(GIVEN PROBLEM)
Quote the records beneath, complete and exact. Leave out images.

(DATASET RECORDS)
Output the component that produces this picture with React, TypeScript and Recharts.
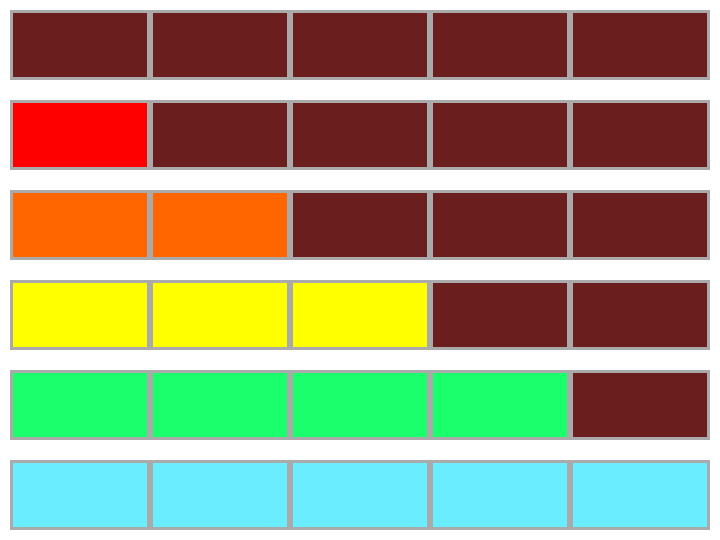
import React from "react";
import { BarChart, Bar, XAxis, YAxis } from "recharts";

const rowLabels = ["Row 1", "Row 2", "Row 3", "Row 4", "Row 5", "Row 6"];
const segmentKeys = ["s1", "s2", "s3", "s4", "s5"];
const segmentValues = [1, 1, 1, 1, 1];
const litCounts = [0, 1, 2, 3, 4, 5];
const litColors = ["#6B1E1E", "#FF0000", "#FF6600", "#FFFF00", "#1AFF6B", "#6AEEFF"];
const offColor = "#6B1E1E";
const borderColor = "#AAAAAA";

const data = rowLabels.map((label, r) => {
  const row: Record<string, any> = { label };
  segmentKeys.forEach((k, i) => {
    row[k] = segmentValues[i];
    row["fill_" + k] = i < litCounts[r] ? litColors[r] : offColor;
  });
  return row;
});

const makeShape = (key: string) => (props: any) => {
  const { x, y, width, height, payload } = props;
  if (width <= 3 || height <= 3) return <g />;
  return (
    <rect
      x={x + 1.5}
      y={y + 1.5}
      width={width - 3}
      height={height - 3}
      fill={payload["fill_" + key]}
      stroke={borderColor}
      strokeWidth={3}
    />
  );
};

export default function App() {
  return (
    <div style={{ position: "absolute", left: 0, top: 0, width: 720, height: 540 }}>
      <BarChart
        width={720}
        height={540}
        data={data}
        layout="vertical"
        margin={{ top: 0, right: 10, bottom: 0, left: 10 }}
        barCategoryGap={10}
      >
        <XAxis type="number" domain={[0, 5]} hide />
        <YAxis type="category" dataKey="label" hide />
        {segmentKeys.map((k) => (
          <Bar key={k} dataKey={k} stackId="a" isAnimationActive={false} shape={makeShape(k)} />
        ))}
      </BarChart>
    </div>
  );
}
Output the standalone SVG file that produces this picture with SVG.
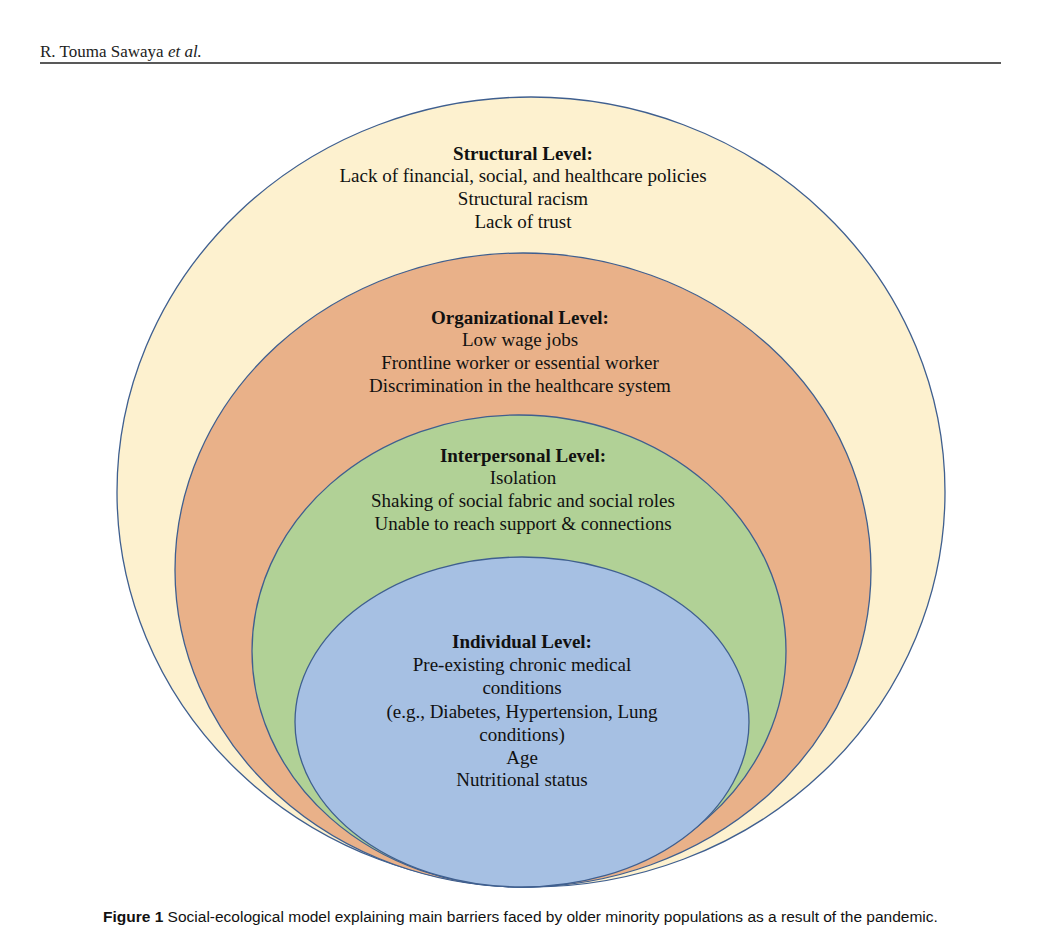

(RESPONSE TO THIS EXERCISE)
Output the component that produces this picture with React, TypeScript and Recharts.
import React from "react";
import { BarChart, Bar, XAxis, YAxis } from "recharts";

const rowLabels = ["Row 1", "Row 2", "Row 3", "Row 4", "Row 5", "Row 6"];
const segmentKeys = ["s1", "s2", "s3", "s4", "s5"];
const segmentValues = [1, 1, 1, 1, 1];
const litCounts = [0, 1, 2, 3, 4, 5];
const litColors = ["#6B1E1E", "#FF0000", "#FF6600", "#FFFF00", "#1AFF6B", "#6AEEFF"];
const offColor = "#6B1E1E";
const borderColor = "#AAAAAA";

const data = rowLabels.map((label, r) => {
  const row: Record<string, any> = { label };
  segmentKeys.forEach((k, i) => {
    row[k] = segmentValues[i];
    row["fill_" + k] = i < litCounts[r] ? litColors[r] : offColor;
  });
  return row;
});

const makeShape = (key: string) => (props: any) => {
  const { x, y, width, height, payload } = props;
  if (width <= 3 || height <= 3) return <g />;
  return (
    <rect
      x={x + 1.5}
      y={y + 1.5}
      width={width - 3}
      height={height - 3}
      fill={payload["fill_" + key]}
      stroke={borderColor}
      strokeWidth={3}
    />
  );
};

export default function App() {
  return (
    <div style={{ position: "absolute", left: 0, top: 0, width: 720, height: 540 }}>
      <BarChart
        width={720}
        height={540}
        data={data}
        layout="vertical"
        margin={{ top: 0, right: 10, bottom: 0, left: 10 }}
        barCategoryGap={10}
      >
        <XAxis type="number" domain={[0, 5]} hide />
        <YAxis type="category" dataKey="label" hide />
        {segmentKeys.map((k) => (
          <Bar key={k} dataKey={k} stackId="a" isAnimationActive={false} shape={makeShape(k)} />
        ))}
      </BarChart>
    </div>
  );
}
Output the standalone SVG file that produces this picture with SVG.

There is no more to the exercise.